Климов поднял бокал с вином, чокнулся им о бокал сестры. Глянул в ее умные понимающие глаза. Да, он не смолчал! Он похвалился! Его так переполняло, так распирало, что он не мог молчать. Ему надо было поделиться с кем-нибудь. А для этого у него была только сестра! Умная, понимающая, любящая.
– А чего ты тогда здесь, а не с ней у тебя дома, дурачок ты мой? – Нинель ласково улыбнулась. – Надо было закрепить успех и затащить ее к себе домой. Чтобы утром она подала тебе завтрак. Ну, или ты ей. Как сложилось бы. Чего, а, Сева?
– Да я хотел! – Он впился зубами в огромный кусок индюшатины, мастерски приготовленной сестрой на пару. Забубнил с полным ртом. – Но она сослалась на какие-то срочные дела.
– Да? – Нинель обеспокоенно заерзала. – Может, ей что-то не понравилось? Ты как был? На высоте?
– Нет, нет, все в порядке. – Климов погасил самодовольную улыбку, вспомнив, как прикрывал поцелуем рот помощницы, когда она слишком громко стонала. – Просто у нее какие-то срочные дела. А вот завтра…
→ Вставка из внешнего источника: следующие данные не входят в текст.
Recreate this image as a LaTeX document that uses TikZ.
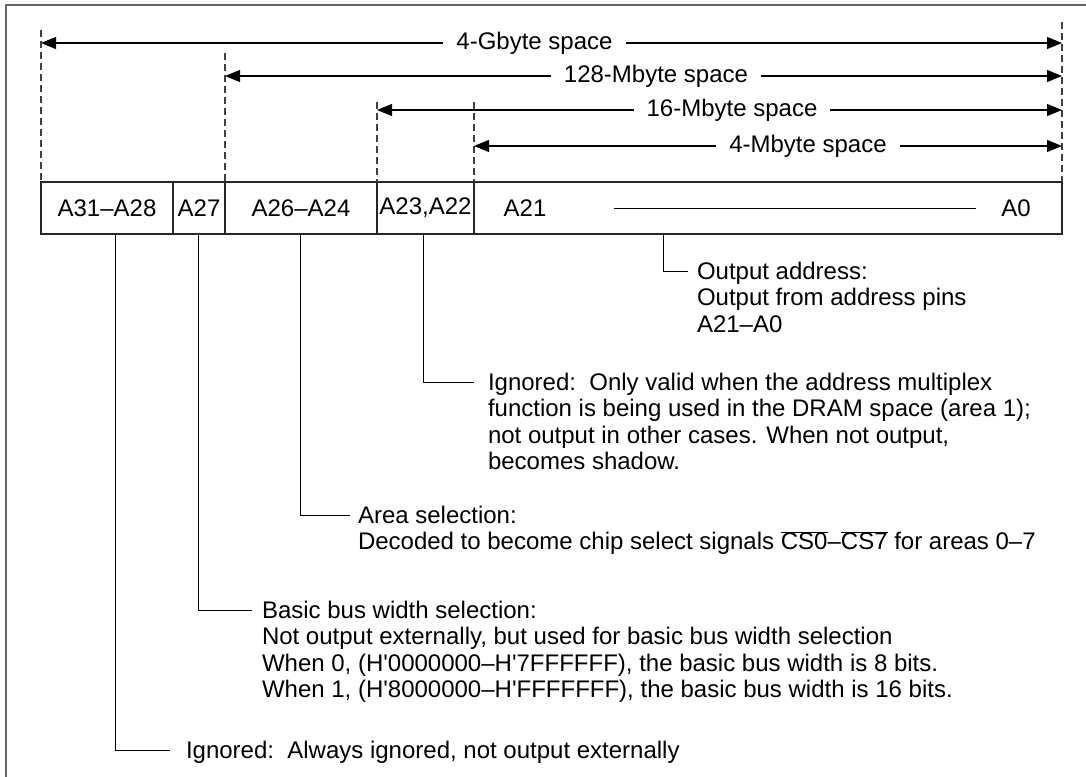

– Что завтра? – Нинель ворошила вилкой гору тушеных овощей в своей тарелке.
– Завтра попросила забрать ее из дома с вещами, утром. В половине одиннадцатого.
– Завтра у нас суббота, – напомнила Нинель. И задумчиво обронила: – То есть она планирует уже завтра переехать к тебе с вещами?!
– Да! – с ликующим клекотом в голосе воскликнул Всеволод Иванович. – Да, Нинель! Ей, видимо, все очень понравилось, и она хочет жить со мной!
– Господи! Мужчины! – Нинель насмешливо фыркнула и, закатив глаза, покачала головой. – Вы неподражаемы! Считаешь, что она готова с тобой жить из-за удачного секса на кушетке? Сева, ты дожил до седых волос, ты всю жизнь видишь женщин, пардон, изнутри, но так ничего и не понял.
– А что я должен был понять?
– Ну, допустим, то, что она давно тебя любит – твоя Валечка.
– Считаешь?
Он с надеждой уставился на сестру, забыв пережевывать, и кусок индюшатины раздул его щеку, как если бы у него болел зуб. И таким он ей показался сейчас маленьким и беззащитным, что в горле запершило от жалости к младшему брату.
– Считаю, милый! Она тебя любит, и, видимо, давно, раз и отдалась так сразу, и вещи сейчас собирает.
– Может… Может, мне следует позвонить ей сейчас? Как считаешь, Нинель?